Regularize seu imóvel após 10 anos de posse
Adquirir a propriedade de um imóvel sem escritura, contrato ou registro em cartório pode parecer algo impossível à primeira vista. No entanto, o ordenamento jurídico brasileiro prevê uma forma legítima de tornar isso realidade: a usucapião. Mais do que um simples direito, trata-se de um instrumento poderoso que reconhece a realidade vivida por milhares de pessoas que, embora não tenham documentos formais registrados, cuidam de um imóvel como se fossem donos, investem tempo, dinheiro e esforço, e constroem ali suas vidas.
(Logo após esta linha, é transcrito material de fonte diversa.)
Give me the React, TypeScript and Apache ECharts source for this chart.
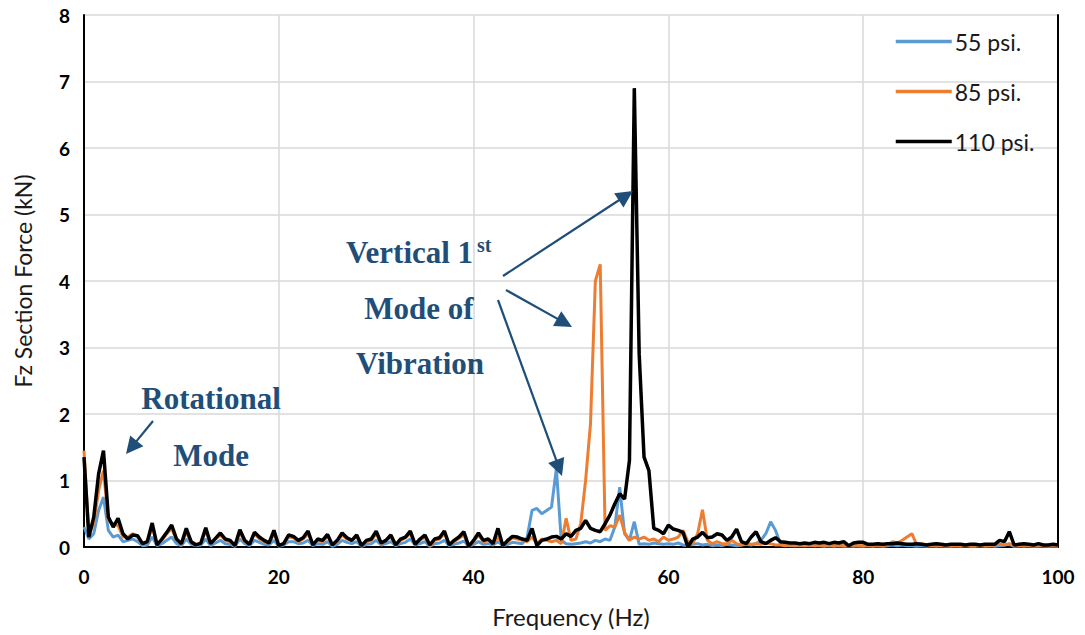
import React, { useEffect, useRef } from "react";
import * as echarts from "echarts";

// Frequency step of the FFT (Hz)
const FREQ_STEP = 0.5;

const seriesNames = ["55 psi.", "85 psi.", "110 psi."];
const seriesColors = ["#5B9BD5", "#ED7D31", "#000000"];

// Fz section force (kN) at 0, 0.5, 1.0 ... 100 Hz
const psi55 = [
  0.3, 0.12, 0.2, 0.55, 0.75, 0.25, 0.15, 0.18, 0.08, 0.1,
  0.12, 0.08, 0.02, 0.03, 0.15, 0.02, 0.05, 0.1, 0.15, 0.05,
  0.02, 0.12, 0.04, 0.02, 0.03, 0.12, 0.02, 0.06, 0.1, 0.05,
  0.04, 0.01, 0.12, 0.05, 0.02, 0.1, 0.07, 0.04, 0.03, 0.1,
  0.01, 0.03, 0.08, 0.08, 0.05, 0.06, 0.1, 0.02, 0.05, 0.04,
  0.08, 0.01, 0.04, 0.1, 0.07, 0.05, 0.08, 0.01, 0.04, 0.05,
  0.1, 0.03, 0.05, 0.08, 0.02, 0.05, 0.07, 0.12, 0.03, 0.05,
  0.08, 0.01, 0.05, 0.06, 0.1, 0.02, 0.04, 0.06, 0.09, 0.01,
  0.04, 0.08, 0.04, 0.05, 0.03, 0.08, 0.02, 0.04, 0.07, 0.06,
  0.05, 0.15, 0.55, 0.58, 0.5, 0.55, 0.6, 1.18, 0.1, 0.05,
  0.04, 0.05, 0.06, 0.08, 0.06, 0.1, 0.08, 0.12, 0.1, 0.3,
  0.9, 0.2, 0.1, 0.38, 0.04, 0.05, 0.04, 0.06, 0.05, 0.04,
  0.05, 0.04, 0.06, 0.03, 0.02, 0.04, 0.05, 0.03, 0.04, 0.02,
  0.03, 0.02, 0.04, 0.03, 0.02, 0.03, 0.04, 0.03, 0.05, 0.1,
  0.2, 0.38, 0.25, 0.05, 0.03, 0.02, 0.02, 0.02, 0.02, 0.02,
  0.02, 0.02, 0.01, 0.02, 0.01, 0.02, 0.01, 0.02, 0.01, 0.02,
  0.01, 0.02, 0.01, 0.02, 0.01, 0.02, 0.03, 0.02, 0.03, 0.02,
  0.02, 0.01, 0.02, 0.01, 0.02, 0.01, 0.02, 0.01, 0.01, 0.02,
  0.01, 0.02, 0.01, 0.01, 0.02, 0.01, 0.02, 0.01, 0.02, 0.03,
  0.04, 0.01, 0.02, 0.01, 0.02, 0.01, 0.01, 0.02, 0.01, 0.01,
  0.01,
];

const psi85 = [
  1.45, 0.2, 0.35, 0.85, 1.15, 0.4, 0.35, 0.32, 0.15, 0.15,
  0.2, 0.15, 0.05, 0.08, 0.3, 0.05, 0.1, 0.2, 0.28, 0.1,
  0.05, 0.22, 0.08, 0.04, 0.06, 0.24, 0.05, 0.12, 0.18, 0.1,
  0.08, 0.02, 0.22, 0.08, 0.05, 0.2, 0.12, 0.08, 0.06, 0.2,
  0.03, 0.05, 0.15, 0.14, 0.08, 0.12, 0.2, 0.04, 0.1, 0.08,
  0.16, 0.03, 0.08, 0.18, 0.12, 0.1, 0.16, 0.03, 0.08, 0.1,
  0.2, 0.05, 0.1, 0.15, 0.03, 0.1, 0.14, 0.2, 0.05, 0.1,
  0.15, 0.02, 0.1, 0.12, 0.2, 0.04, 0.08, 0.13, 0.18, 0.02,
  0.08, 0.18, 0.08, 0.1, 0.05, 0.15, 0.03, 0.08, 0.14, 0.12,
  0.1, 0.08, 0.15, 0.05, 0.12, 0.1, 0.08, 0.1, 0.05, 0.43,
  0.1, 0.12, 0.35, 1.0, 1.85, 4.0, 4.25, 0.25, 0.32, 0.3,
  0.48, 0.22, 0.1, 0.15, 0.12, 0.15, 0.1, 0.12, 0.08, 0.15,
  0.1, 0.12, 0.15, 0.25, 0.08, 0.05, 0.2, 0.56, 0.1, 0.05,
  0.08, 0.05, 0.05, 0.1, 0.05, 0.03, 0.06, 0.04, 0.05, 0.04,
  0.06, 0.05, 0.03, 0.03, 0.02, 0.03, 0.02, 0.03, 0.02, 0.03,
  0.02, 0.03, 0.02, 0.03, 0.02, 0.03, 0.02, 0.02, 0.03, 0.02,
  0.02, 0.03, 0.02, 0.03, 0.02, 0.03, 0.08, 0.06, 0.1, 0.15,
  0.2, 0.03, 0.05, 0.03, 0.02, 0.03, 0.02, 0.03, 0.02, 0.02,
  0.02, 0.03, 0.02, 0.02, 0.03, 0.02, 0.02, 0.03, 0.04, 0.03,
  0.05, 0.02, 0.02, 0.03, 0.02, 0.02, 0.03, 0.02, 0.02, 0.03,
  0.02,
];

const psi110 = [
  1.35, 0.15, 0.45, 1.1, 1.45, 0.45, 0.3, 0.43, 0.2, 0.12,
  0.18, 0.17, 0.05, 0.08, 0.36, 0.03, 0.12, 0.22, 0.33, 0.12,
  0.05, 0.28, 0.08, 0.03, 0.06, 0.29, 0.05, 0.13, 0.21, 0.12,
  0.1, 0.02, 0.26, 0.1, 0.04, 0.22, 0.15, 0.1, 0.06, 0.25,
  0.02, 0.05, 0.18, 0.16, 0.1, 0.14, 0.24, 0.03, 0.12, 0.1,
  0.19, 0.03, 0.1, 0.21, 0.14, 0.1, 0.18, 0.02, 0.1, 0.12,
  0.24, 0.06, 0.1, 0.18, 0.03, 0.12, 0.15, 0.24, 0.04, 0.12,
  0.18, 0.03, 0.12, 0.14, 0.24, 0.03, 0.1, 0.15, 0.23, 0.01,
  0.1, 0.21, 0.1, 0.12, 0.05, 0.28, 0.02, 0.1, 0.16, 0.15,
  0.12, 0.1, 0.28, 0.02, 0.1, 0.12, 0.15, 0.16, 0.12, 0.2,
  0.16, 0.25, 0.28, 0.4, 0.28, 0.25, 0.23, 0.35, 0.48, 0.65,
  0.8, 0.72, 1.3, 6.9, 2.9, 1.35, 1.15, 0.28, 0.25, 0.2,
  0.33, 0.27, 0.25, 0.22, 0.0, 0.12, 0.15, 0.22, 0.14, 0.15,
  0.2, 0.18, 0.1, 0.15, 0.27, 0.08, 0.05, 0.15, 0.23, 0.08,
  0.05, 0.1, 0.14, 0.08, 0.07, 0.06, 0.06, 0.05, 0.06, 0.05,
  0.07, 0.06, 0.07, 0.05, 0.07, 0.06, 0.08, 0.02, 0.06, 0.07,
  0.07, 0.04, 0.04, 0.05, 0.04, 0.05, 0.05, 0.06, 0.05, 0.04,
  0.04, 0.05, 0.04, 0.03, 0.04, 0.05, 0.04, 0.03, 0.04, 0.04,
  0.04, 0.03, 0.04, 0.04, 0.03, 0.04, 0.04, 0.04, 0.1, 0.08,
  0.23, 0.03, 0.04, 0.05, 0.04, 0.03, 0.05, 0.03, 0.03, 0.04,
  0.03,
];

const xTicks = { min: 0, max: 100, interval: 20 };
const yTicks = { min: 0, max: 8, interval: 1 };

const ANNOT = "#1F4E79";
const SERIF = "'Liberation Serif', 'Times New Roman', serif";
const SANS = "Lato, 'Noto Sans', sans-serif";

function arrow(x1: number, y1: number, x2: number, y2: number) {
  const dx = x2 - x1;
  const dy = y2 - y1;
  const len = Math.sqrt(dx * dx + dy * dy);
  const ux = dx / len;
  const uy = dy / len;
  const hl = 17;
  const hw = 8.5;
  const bx = x2 - ux * hl;
  const by = y2 - uy * hl;
  return [
    {
      type: "line",
      shape: { x1, y1, x2: bx + ux * 2, y2: by + uy * 2 },
      style: { stroke: ANNOT, lineWidth: 2.2 },
      z: 100,
    },
    {
      type: "polygon",
      shape: {
        points: [
          [x2, y2],
          [bx - uy * hw, by + ux * hw],
          [bx + uy * hw, by - ux * hw],
        ],
      },
      style: { fill: ANNOT },
      z: 100,
    },
  ];
}

function label(text: string, x: number, y: number, size: number, align: string = "center") {
  return {
    type: "text",
    x,
    y,
    z: 100,
    style: {
      text,
      fill: ANNOT,
      font: `bold ${size}px ${SERIF}`,
      textAlign: align,
      textVerticalAlign: "middle",
    },
  };
}

export default function App() {
  const ref = useRef<HTMLDivElement>(null);

  useEffect(() => {
    if (!ref.current) return;
    const chart = echarts.init(ref.current, undefined, { renderer: "svg" });
    const toPairs = (vals: number[]) => vals.map((v, i) => [i * FREQ_STEP, v]);
    const allData = [psi55, psi85, psi110];

    chart.setOption({
      animation: false,
      backgroundColor: "#ffffff",
      grid: { left: 84, right: 27, top: 15, bottom: 88, containLabel: false },
      legend: {
        orient: "vertical",
        left: 889,
        top: 25,
        itemWidth: 56,
        itemHeight: 14,
        itemGap: 27,
        data: seriesNames,
        itemStyle: { opacity: 0 },
        lineStyle: { width: 3.5 },
        textStyle: { fontFamily: SANS, fontSize: 23, color: "#1a1a1a", padding: [0, 0, 0, -2] },
      },
      xAxis: {
        type: "value",
        min: xTicks.min,
        max: xTicks.max,
        interval: xTicks.interval,
        name: "Frequency (Hz)",
        nameLocation: "middle",
        nameGap: 57,
        nameTextStyle: { fontFamily: SANS, fontSize: 24, color: "#1a1a1a" },
        axisLine: { show: true, onZero: false, lineStyle: { color: "#000", width: 2 } },
        axisTick: { show: false },
        axisLabel: {
          margin: 20,
          fontFamily: SANS,
          fontWeight: "bold",
          fontSize: 19,
          color: "#000",
        },
        splitLine: { show: true, lineStyle: { color: "#d9d9d9", width: 1.5 } },
      },
      yAxis: [
        {
          type: "value",
          min: yTicks.min,
          max: yTicks.max,
          interval: yTicks.interval,
          name: "Fz Section Force (kN)",
          nameLocation: "middle",
          nameGap: 50,
          nameTextStyle: { fontFamily: SANS, fontSize: 23, color: "#1a1a1a" },
          axisLine: { show: true, lineStyle: { color: "#000", width: 2 } },
          axisTick: { show: false },
          axisLabel: {
            margin: 14,
            fontFamily: SANS,
            fontWeight: "bold",
            fontSize: 19,
            color: "#000",
          },
          splitLine: { show: true, lineStyle: { color: "#d9d9d9", width: 1.5 } },
        },
        {
          type: "value",
          position: "right",
          min: yTicks.min,
          max: yTicks.max,
          interval: yTicks.interval,
          axisLine: { show: true, lineStyle: { color: "#000", width: 2 } },
          axisTick: { show: false },
          axisLabel: { show: false },
          splitLine: { show: false },
        },
      ],
      series: seriesNames.map((name, k) => ({
        name,
        type: "line",
        data: toPairs(allData[k]),
        symbol: "none",
        showSymbol: false,
        lineStyle: { color: seriesColors[k], width: k === 2 ? 3.5 : 3 },
        itemStyle: { color: seriesColors[k] },
        z: 2 + k,
      })),
      graphic: [
        label("Rotational", 211, 398, 31),
        label("Mode", 211, 455, 31),
        label("Vertical 1", 346, 252, 31, "left"),
        label("st", 477, 245, 20, "left"),
        label("Mode of", 419, 308, 31),
        label("Vibration", 420, 363, 31),
        ...arrow(153, 421, 126, 454),
        ...arrow(503, 276, 633, 191),
        ...arrow(506, 290, 572, 327),
        ...arrow(498, 300, 562, 476),
      ],
    });

    return () => chart.dispose();
  }, []);

  return (
    <div
      ref={ref}
      style={{ position: "fixed", left: 0, top: 0, width: 1085, height: 635, background: "#fff" }}
    />
  );
}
Imagine o caso de Dona Maria, que há mais de 10 anos vive com sua família em uma casa simples na periferia de uma grande cidade. Ela comprou o terreno de forma informal, com um contrato de gaveta, e desde então paga todas as contas de água, luz, IPTU e realizou melhorias significativas no imóvel, como a construção de novos cômodos e a instalação de um muro. Nunca foi incomodada por ninguém, ninguém contestou sua posse e, na prática, todo mundo no bairro a reconhece como proprietária do local. Embora nunca tenha registrado o imóvel em cartório, ela tem uma posse contínua, pacífica e com ânimo de dona — exatamente o que a lei exige para quem deseja usucapir um bem.
Nesse contexto, entra um ponto muito importante: o chamado justo título. Trata-se de um documento que, embora não registrado ou formalizado corretamente, demonstra a intenção de transferência da propriedade. Um exemplo clássico é o contrato de compra e venda particular, como o contrato de gaveta que Dona Maria assinou. Ainda que esse documento não tenha eficácia plena perante o cartório de registro de imóveis, ele serve para mostrar que a posse teve origem legítima e foi exercida de boa-fé. Por isso, a lei considera esse tipo de documento como um “justo título” — ele é imperfeito do ponto de vista registral, mas suficiente para comprovar a origem da posse na usucapião ordinária.
Segundo o Código Civil, quem exerce a posse de forma mansa e ininterrupta por 10 anos, com base em um justo título e de boa-fé, pode requerer a propriedade por meio da usucapião ordinária. Essa é a modalidade ideal para situações como a de Dona Maria, em que existe um documento informal e a ocupação é feita com o entendimento legítimo de que se está exercendo um direito sobre o imóvel.
O processo pode ser iniciado judicialmente ou, em casos mais simples, diretamente em cartório, desde que não haja oposição de terceiros. Para isso, é essencial reunir documentos que comprovem o tempo e a qualidade da posse: contas de consumo em nome do possuidor, declarações de vizinhos, fotos, planta do imóvel e outras evidências que demonstrem que aquele espaço foi utilizado como moradia ou como área de produção, no caso de terrenos rurais.
A usucapião não é um atalho, mas uma forma de dar segurança jurídica a quem de fato se comporta como proprietário por longos anos. O prazo de 10 anos é uma das possibilidades previstas em lei, especialmente para aqueles que, como Dona Maria, possuem algum título informal e atuam de boa-fé. Portanto, se você ou alguém que conhece está em situação semelhante, saiba que é possível transformar esse sonho em realidade e garantir, por meios legais, o direito à propriedade do seu lar. O reconhecimento da usucapião é, acima de tudo, o reconhecimento da dignidade de quem construiu sua história em solo próprio — mesmo sem ter, até então, um papel que o comprovasse.